By Jim Gallagher
St. Louis Post-Dispatch
WWR Article Summary (tl;dr) Before your loved one heads off to college, be sure to start them off right with the gift of financial knowledge. Some colleges even offer help with this. Mizzou has a one-credit online course called “Financial Survival,” designed for students managing their own money for the first time.
Lots of new high school graduates will soon be heading off to college. It will be their first time managing money on their own, and most will do just fine.
Some, however, will dig themselves into a deep financial hole.
So, let’s look for ways to keep your 18-year-old out of money trouble when he’s finally cut loose.
For help, we’ll turn to two people who know a lot about students and financial messes.
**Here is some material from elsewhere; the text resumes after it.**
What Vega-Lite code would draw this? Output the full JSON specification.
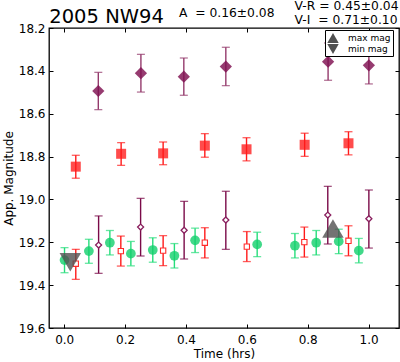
{
  "$schema": "https://vega.github.io/schema/vega-lite/v6.json",
  "width": 350,
  "height": 300,
  "autosize": {"type": "none"},
  "padding": {"left": 49, "top": 28, "right": 1, "bottom": 34},
  "background": "white",
  "config": {
    "view": {"stroke": "black", "strokeWidth": 1.3},
    "font": "DejaVu Sans",
    "axis": {"labelFont": "DejaVu Sans", "titleFont": "DejaVu Sans", "labelColor": "black", "titleColor": "black", "tickColor": "black", "titleFontWeight": "normal", "grid": false, "domain": false}
  },
  "datasets": {
    "pts": [
      {"s": "P", "t": 0.112, "mag": 18.494, "lo": 18.407, "hi": 18.581},
      {"s": "P", "t": 0.252, "mag": 18.411, "lo": 18.323, "hi": 18.499},
      {"s": "P", "t": 0.393, "mag": 18.427, "lo": 18.340, "hi": 18.514},
      {"s": "P", "t": 0.531, "mag": 18.380, "lo": 18.290, "hi": 18.469},
      {"s": "P", "t": 0.867, "mag": 18.357, "lo": 18.270, "hi": 18.444},
      {"s": "P", "t": 1.001, "mag": 18.374, "lo": 18.285, "hi": 18.461},
      {"s": "R", "t": 0.038, "mag": 18.847, "lo": 18.794, "hi": 18.901},
      {"s": "R", "t": 0.187, "mag": 18.787, "lo": 18.735, "hi": 18.841},
      {"s": "R", "t": 0.325, "mag": 18.785, "lo": 18.732, "hi": 18.838},
      {"s": "R", "t": 0.462, "mag": 18.749, "lo": 18.693, "hi": 18.803},
      {"s": "R", "t": 0.599, "mag": 18.766, "lo": 18.712, "hi": 18.820},
      {"s": "R", "t": 0.790, "mag": 18.745, "lo": 18.691, "hi": 18.799},
      {"s": "R", "t": 0.934, "mag": 18.738, "lo": 18.684, "hi": 18.792},
      {"s": "G", "t": 0.001, "mag": 19.283, "lo": 19.225, "hi": 19.342},
      {"s": "G", "t": 0.081, "mag": 19.241, "lo": 19.186, "hi": 19.298},
      {"s": "G", "t": 0.150, "mag": 19.202, "lo": 19.145, "hi": 19.259},
      {"s": "G", "t": 0.219, "mag": 19.253, "lo": 19.196, "hi": 19.310},
      {"s": "G", "t": 0.291, "mag": 19.236, "lo": 19.179, "hi": 19.293},
      {"s": "G", "t": 0.362, "mag": 19.263, "lo": 19.206, "hi": 19.320},
      {"s": "G", "t": 0.430, "mag": 19.191, "lo": 19.134, "hi": 19.248},
      {"s": "G", "t": 0.634, "mag": 19.210, "lo": 19.153, "hi": 19.267},
      {"s": "G", "t": 0.758, "mag": 19.216, "lo": 19.159, "hi": 19.273},
      {"s": "G", "t": 0.828, "mag": 19.202, "lo": 19.145, "hi": 19.259},
      {"s": "G", "t": 0.902, "mag": 19.196, "lo": 19.139, "hi": 19.253},
      {"s": "G", "t": 0.968, "mag": 19.239, "lo": 19.182, "hi": 19.296},
      {"s": "S", "t": 0.038, "mag": 19.300, "lo": 19.233, "hi": 19.373},
      {"s": "S", "t": 0.186, "mag": 19.241, "lo": 19.171, "hi": 19.311},
      {"s": "S", "t": 0.325, "mag": 19.239, "lo": 19.169, "hi": 19.309},
      {"s": "S", "t": 0.462, "mag": 19.202, "lo": 19.132, "hi": 19.273},
      {"s": "S", "t": 0.600, "mag": 19.220, "lo": 19.150, "hi": 19.290},
      {"s": "S", "t": 0.789, "mag": 19.199, "lo": 19.129, "hi": 19.269},
      {"s": "S", "t": 0.934, "mag": 19.193, "lo": 19.123, "hi": 19.263},
      {"s": "D", "t": 0.113, "mag": 19.213, "lo": 19.077, "hi": 19.345},
      {"s": "D", "t": 0.251, "mag": 19.129, "lo": 18.995, "hi": 19.264},
      {"s": "D", "t": 0.394, "mag": 19.144, "lo": 19.009, "hi": 19.278},
      {"s": "D", "t": 0.531, "mag": 19.096, "lo": 18.962, "hi": 19.233},
      {"s": "D", "t": 0.866, "mag": 19.073, "lo": 18.939, "hi": 19.208},
      {"s": "D", "t": 1.001, "mag": 19.090, "lo": 18.956, "hi": 19.227}
    ],
    "extremes": [
      {"kind": "max mag", "t": 0.883, "mag": 19.136},
      {"kind": "min mag", "t": 0.020, "mag": 19.293}
    ],
    "heading": [
      {"label": "2005 NW94", "t": -0.049, "mag": 18.175}
    ],
    "notes": [
      {"label": "A\u00a0 = 0.16±0.08", "t": 0.377, "mag": 18.150},
      {"label": "V-R = 0.45±0.04", "t": 0.757, "mag": 18.117},
      {"label": "V-I\u00a0 = 0.71±0.10", "t": 0.757, "mag": 18.180}
    ]
  },
  "resolve": {"axis": {"x": "independent", "y": "independent"}},
  "layer": [
    {
      "data": {"name": "pts"},
      "mark": {"type": "rule", "strokeWidth": 1.4},
      "encoding": {
        "x": {"field": "t", "type": "quantitative", "scale": {"domain": [-0.05, 1.1], "nice": false, "zero": false},
          "axis": {"orient": "bottom", "values": [0, 0.2, 0.4, 0.6, 0.8, 1.0], "format": ".1f", "tickSize": -4, "labelPadding": 10, "labelFontSize": 12, "title": "Time (hrs)", "titleFontSize": 12, "titlePadding": 3}},
        "y": {"field": "lo", "type": "quantitative", "scale": {"domain": [18.2, 19.6], "reverse": true, "nice": false, "zero": false},
          "axis": {"orient": "left", "values": [18.2, 18.4, 18.6, 18.8, 19.0, 19.2, 19.4, 19.6], "format": ".1f", "tickSize": -4, "labelPadding": 8, "labelFontSize": 12, "title": "App. Magnitude", "titleFontSize": 12, "titlePadding": 3}},
        "y2": {"field": "hi"},
        "color": {"field": "s", "type": "nominal", "legend": null, "scale": {"domain": ["P", "R", "G", "S", "D"], "range": ["#943a6c", "#ff1a1a", "#25dd7a", "#ff1a1a", "#7a0a48"]}}
      }
    },
    {
      "data": {"name": "pts"},
      "mark": {"type": "tick", "orient": "horizontal", "size": 8, "thickness": 1.3},
      "encoding": {
        "x": {"field": "t", "type": "quantitative",
          "axis": {"orient": "top", "values": [0, 0.2, 0.4, 0.6, 0.8, 1.0], "tickSize": -4, "labels": false, "title": null}},
        "y": {"field": "lo", "type": "quantitative",
          "axis": {"orient": "right", "values": [18.2, 18.4, 18.6, 18.8, 19.0, 19.2, 19.4, 19.6], "tickSize": -4, "labels": false, "title": null}},
        "color": {"field": "s", "type": "nominal", "legend": null}
      }
    },
    {
      "data": {"name": "pts"},
      "mark": {"type": "tick", "orient": "horizontal", "size": 8, "thickness": 1.3},
      "encoding": {
        "x": {"field": "t", "type": "quantitative", "axis": null},
        "y": {"field": "hi", "type": "quantitative", "axis": null},
        "color": {"field": "s", "type": "nominal", "legend": null}
      }
    },
    {
      "data": {"name": "pts"},
      "transform": [{"filter": "datum.s === 'P'"}],
      "mark": {"type": "point", "shape": "diamond", "filled": true, "size": 150, "color": "#7f1050", "opacity": 0.82},
      "encoding": {
        "x": {"field": "t", "type": "quantitative", "axis": null},
        "y": {"field": "mag", "type": "quantitative", "axis": null}
      }
    },
    {
      "data": {"name": "pts"},
      "transform": [{"filter": "datum.s === 'R'"}],
      "mark": {"type": "point", "shape": "square", "filled": true, "size": 100, "color": "#ff1a1a", "opacity": 0.78},
      "encoding": {
        "x": {"field": "t", "type": "quantitative", "axis": null},
        "y": {"field": "mag", "type": "quantitative", "axis": null}
      }
    },
    {
      "data": {"name": "pts"},
      "transform": [{"filter": "datum.s === 'G'"}],
      "mark": {"type": "point", "shape": "circle", "filled": true, "size": 95, "color": "#12d06c", "opacity": 0.8},
      "encoding": {
        "x": {"field": "t", "type": "quantitative", "axis": null},
        "y": {"field": "mag", "type": "quantitative", "axis": null}
      }
    },
    {
      "data": {"name": "pts"},
      "transform": [{"filter": "datum.s === 'S'"}],
      "mark": {"type": "point", "shape": "square", "filled": false, "size": 28, "stroke": "#ff2a2a", "strokeWidth": 1.1, "fill": "white", "fillOpacity": 1, "opacity": 1},
      "encoding": {
        "x": {"field": "t", "type": "quantitative", "axis": null},
        "y": {"field": "mag", "type": "quantitative", "axis": null}
      }
    },
    {
      "data": {"name": "pts"},
      "transform": [{"filter": "datum.s === 'D'"}],
      "mark": {"type": "point", "shape": "diamond", "filled": false, "size": 36, "stroke": "#8a1f5e", "strokeWidth": 1.3, "fill": "white", "fillOpacity": 1, "opacity": 1},
      "encoding": {
        "x": {"field": "t", "type": "quantitative", "axis": null},
        "y": {"field": "mag", "type": "quantitative", "axis": null}
      }
    },
    {
      "data": {"name": "extremes"},
      "mark": {"type": "point", "filled": true, "size": 460, "color": "#505050", "opacity": 0.8},
      "encoding": {
        "x": {"field": "t", "type": "quantitative", "axis": null},
        "y": {"field": "mag", "type": "quantitative", "axis": null},
        "shape": {"field": "kind", "type": "nominal",
          "scale": {"domain": ["max mag", "min mag"], "range": ["triangle-up", "triangle-down"]},
          "legend": {"orient": "none", "legendX": 276, "legendY": 2, "title": null, "strokeColor": "black", "fillColor": "white", "padding": 2, "symbolSize": 130, "symbolFillColor": "#737373", "symbolStrokeWidth": 0, "symbolOpacity": 1, "labelFontSize": 9, "labelFont": "DejaVu Sans", "labelColor": "black", "rowPadding": 0, "labelOffset": 9, "cornerRadius": 0}}
      }
    },
    {
      "data": {"name": "heading"},
      "mark": {"type": "text", "align": "left", "baseline": "alphabetic", "fontSize": 19.5, "font": "DejaVu Sans", "color": "black"},
      "encoding": {
        "x": {"field": "t", "type": "quantitative", "axis": null},
        "y": {"field": "mag", "type": "quantitative", "axis": null},
        "text": {"field": "label"}
      }
    },
    {
      "data": {"name": "notes"},
      "mark": {"type": "text", "align": "left", "baseline": "alphabetic", "fontSize": 12.3, "font": "DejaVu Sans", "color": "black"},
      "encoding": {
        "x": {"field": "t", "type": "quantitative", "axis": null},
        "y": {"field": "mag", "type": "quantitative", "axis": null},
        "text": {"field": "label"}
      }
    }
  ]
}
Rob Weagley is chairman emeritus of the personal financial planning department at the University of Missouri-Columbia. Angela Whitlow counsels low-income students bound for college at Boys Hope Girls Hope in suburban St. Louis.
By now, families have their student aid packages, and they figure they can afford the school they’ve chosen. But a clueless teen can still foul things up.
The first step is to hand the student a paper and pencil. “You’ve got to have a budget,” says Weagley.
Break the budget into two parts, needs and wants. The needs are food, shelter, tuition, books, transport and a phone.
Everything else is a want. Holes in your jeans are a fashion statement. So is a head in need of a haircut.
Some colleges offer help with this. Mizzou has a one-credit online course called “Financial Survival,” designed for students managing their own money for the first time. It goes beyond paying for college into things such as apartment leases and credit. Webster University has a similar “Money Talks” program.